Let's call the three points we want to take preimage of $0_p$, $0_q$ and $0_r$. Then as John said, in the standard model for this product map the preimage of $0_p$ in $S^{p+q-1}$ is a copy of $S^{q-1}$, which we can view as $0 \times S^{q-1} \subset \partial(D^p \times D^q) \subset D^p \times D^q$. Then the preimage of $0_p$ in $S^{p+q+r-2}$ will be the preimage of this $S^{q-1} \subset S^{p+q+1} \vee S^r$, which will be homeomorphic to $S^{q-1} \times S^{r-1}$. Note that this isn't what John anticipated; if he is looking for a (framed) $S^{q+r-2}$, then my answer falls short of that, and in fact I'm not sure if there whether or not there is a model for the Whitehead product where this preimage is spherical. Note as well that I haven't given an embedding of this in $S^{p+q+r-2}$, but that is "straightforward" once one identifies $S^{p+q+r-2}$ as a codimension one subspace of $\partial(D^p \times D^q \times D^r)$. (That is, I'm being lazy.)

Similarly, the preimage of $0_q$ is a copy of $S^{p-1} \times S^{r-1}$. Finally, the preimage of $0_r$ requires just one step and is a $S^{p+q-2}$. Again, embeddings can be "explicitly" worked out, though one runs into repeated use of the homeomorphism $\partial(D^n \times D^m) \cong S^{n+m-1}$, which clouds things a bit.

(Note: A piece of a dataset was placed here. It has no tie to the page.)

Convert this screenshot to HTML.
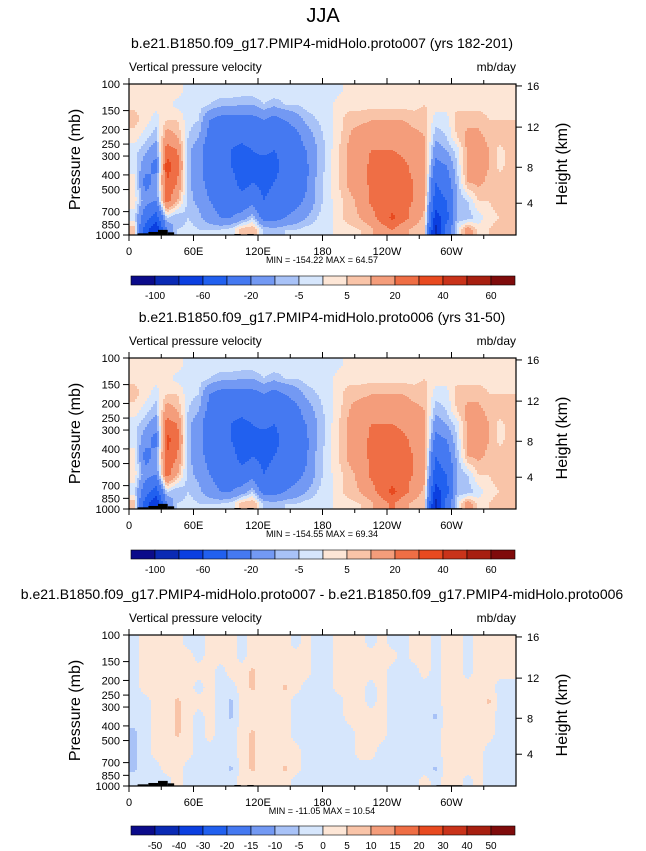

The reason I've thought of this is the following question: in what sense are these $S^{p-1} \times S^{r-1}$, $S^{q-1} \times S^{r-1}$ and $S^{p+q+r-2}$ linked, and in particular what topological invariants are there of this linking? Here's an answer: Call these three sub manifolds $K, M$ and $N$. Because they are disjoint and disjoint from $\infty \in S^{p+q+r-2}$, taking one point on each defines a map $K \times M \times N \to {\rm Conf}_3({\mathbb R}^{p+q+r-2})$. Taking the image of the fundamental class defines a homology class in the configuration space, which in this example is non-trivial, and in general is a complete framed cobordism invariant. Choosing some cohomology class to evaluate on this gives a numerical linking invariant, and one such would "count over crossings" of $K$ over $L$ over $M$, etc.

This is all worked out in my paper with Ben Walter on Hopf invariants, where we show that such linking invariants "with correction terms" faithfully measure all rational homotopy groups of simply connected spaces.